Data aggregation¶

Plixer Scrutinizer’s SAF (Summary and Forensic) data aggregation method is an optimized system of storing flow data that makes use of summary tables to condense collected information without compromising transparency or accuracy.

How SAF works

With SAF, any incoming flow template with the required data elements is aggregated into a new template definition based on a tuple that includes commonPort. The resulting “summarized” template will omit all data elements that prevent aggregation (e.g., source and destination transport ports) but still contain all information required for the vast majority of reporting needs.

Hint

The aggregation logic used to create summary tables can be modified to suit different scenarios. Contact Plixer Technical Support for assistance.

The data elements retained in the summary tables are but not limited to:

intervalTime
commonPort
ingressInterface
egressInterface
sourceIpAddress
destinationIpAddress
octetDeltaCount
octetDeltaCount_rev
packetDeltaCount
packetDeltaCount_rev
flowDirection
applicationId
protocolIdentifier

Once five 1m summary tables are available, the data averages for the top 1000 (default) conversations are rolled up into 5m tables, and the system continues the rollups to create 30m, 2h, and 12h tables.

Hint

If a Collector’s disk capacity will support it, the Flow Maximum Conversations value under Admin > Settings > Data History can be increased, which may improve reporting accuracy.

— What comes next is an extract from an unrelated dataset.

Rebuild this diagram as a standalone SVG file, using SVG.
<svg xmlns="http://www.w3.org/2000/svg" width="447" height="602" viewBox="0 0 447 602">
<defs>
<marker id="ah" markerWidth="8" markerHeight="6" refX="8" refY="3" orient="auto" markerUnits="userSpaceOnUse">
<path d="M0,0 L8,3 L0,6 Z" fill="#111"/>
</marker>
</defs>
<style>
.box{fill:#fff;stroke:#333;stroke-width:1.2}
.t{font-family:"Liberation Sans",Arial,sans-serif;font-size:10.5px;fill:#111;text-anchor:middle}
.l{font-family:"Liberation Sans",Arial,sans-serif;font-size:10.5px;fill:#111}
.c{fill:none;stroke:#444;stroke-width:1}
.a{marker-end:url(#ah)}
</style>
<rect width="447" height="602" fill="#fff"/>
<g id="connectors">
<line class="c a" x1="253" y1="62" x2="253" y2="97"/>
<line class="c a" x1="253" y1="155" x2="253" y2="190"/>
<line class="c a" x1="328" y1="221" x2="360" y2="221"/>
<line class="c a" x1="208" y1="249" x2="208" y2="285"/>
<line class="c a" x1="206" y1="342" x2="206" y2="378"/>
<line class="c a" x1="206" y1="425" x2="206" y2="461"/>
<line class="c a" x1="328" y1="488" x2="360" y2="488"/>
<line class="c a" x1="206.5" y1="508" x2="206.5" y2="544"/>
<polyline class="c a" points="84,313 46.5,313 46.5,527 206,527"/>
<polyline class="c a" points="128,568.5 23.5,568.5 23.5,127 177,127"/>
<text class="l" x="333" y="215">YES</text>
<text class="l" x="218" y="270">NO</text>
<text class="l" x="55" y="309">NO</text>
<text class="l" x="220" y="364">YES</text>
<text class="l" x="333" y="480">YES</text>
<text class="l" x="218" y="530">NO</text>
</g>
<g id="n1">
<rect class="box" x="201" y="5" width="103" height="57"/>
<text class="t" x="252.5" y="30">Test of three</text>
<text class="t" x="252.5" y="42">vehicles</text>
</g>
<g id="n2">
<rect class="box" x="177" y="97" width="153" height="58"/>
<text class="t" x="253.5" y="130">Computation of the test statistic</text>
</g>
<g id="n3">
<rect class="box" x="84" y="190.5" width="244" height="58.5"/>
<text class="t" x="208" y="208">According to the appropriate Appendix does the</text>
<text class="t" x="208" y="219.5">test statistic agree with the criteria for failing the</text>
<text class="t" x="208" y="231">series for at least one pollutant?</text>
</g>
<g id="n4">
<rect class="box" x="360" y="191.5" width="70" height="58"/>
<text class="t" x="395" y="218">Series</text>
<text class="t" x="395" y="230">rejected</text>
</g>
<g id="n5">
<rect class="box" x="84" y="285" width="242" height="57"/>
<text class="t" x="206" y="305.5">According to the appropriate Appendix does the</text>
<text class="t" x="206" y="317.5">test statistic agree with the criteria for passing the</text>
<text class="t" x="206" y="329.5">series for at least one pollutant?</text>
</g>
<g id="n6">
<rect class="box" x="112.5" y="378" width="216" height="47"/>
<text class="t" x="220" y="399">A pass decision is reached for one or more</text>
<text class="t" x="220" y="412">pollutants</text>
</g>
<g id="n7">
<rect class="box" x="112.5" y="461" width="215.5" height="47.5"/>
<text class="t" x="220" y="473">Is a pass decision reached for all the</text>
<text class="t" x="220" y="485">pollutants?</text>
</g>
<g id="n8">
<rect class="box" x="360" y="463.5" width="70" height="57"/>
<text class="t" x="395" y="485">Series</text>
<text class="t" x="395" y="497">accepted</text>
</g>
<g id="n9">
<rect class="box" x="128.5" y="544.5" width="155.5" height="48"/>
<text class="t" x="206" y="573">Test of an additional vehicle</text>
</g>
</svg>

Since this results in larger tables and certain Report types taking longer to run, it is recommended to gradually increase the value over several days.

Note

When Auto History Trimming (under Data History settings) is enabled, 1m and 5m historical tables are trimmed to maintain the configured Minimum Percent Free Disk Space before Trimming value. Automatic trimming is also used to retain a similar level of historical data for all configured exporters.

Benefits of SAF aggregation

Because the summary tables created under SAF aggregation are drastically smaller in size than regular full-template tables, they benefit the Plixer Scrutinizer system in the following ways:

Reduced disk utilization per table
Increased historical data capacity
Improved report render times
Faster lookups before drilling into forensic data

While only summary data is rolled up into higher interval tables, Plixer Scrutinizer still retains the original forensic data, which is used by a handful of reports that require data elements not included in the summary tables. At the same time, the system also maintains a separate totals table for in/out byte counts per interface to allow for accurate utilization reporting without relying on SNMP.

Note

Systems that have been upgraded from versions prior to 18.x may still use the legacy data aggregation method that was the default in their original installs. To check, navigate to Admin > Settings > Data History and if the Rollup Type is not set to Summary and Forensic, contact Plixer Technical Support for assistance with switching.

Notes on collecting sFlow

When collecting sFlow, packet samples and interface counters should both be forwarded to the collector. Packet samples will be saved to the raw tables, and interface counters will be saved to the totals tables at 1-minute intervals.

Important

Having an sFlow-exporting device (e.g., switch) that sends multiple templates for different flows may result in overreporting, if the flows contain the same or very similar information. Plixer Scrutinizer’s frontend will run reports using data from all templates that match the information. To avoid this, use filters to specify a single template.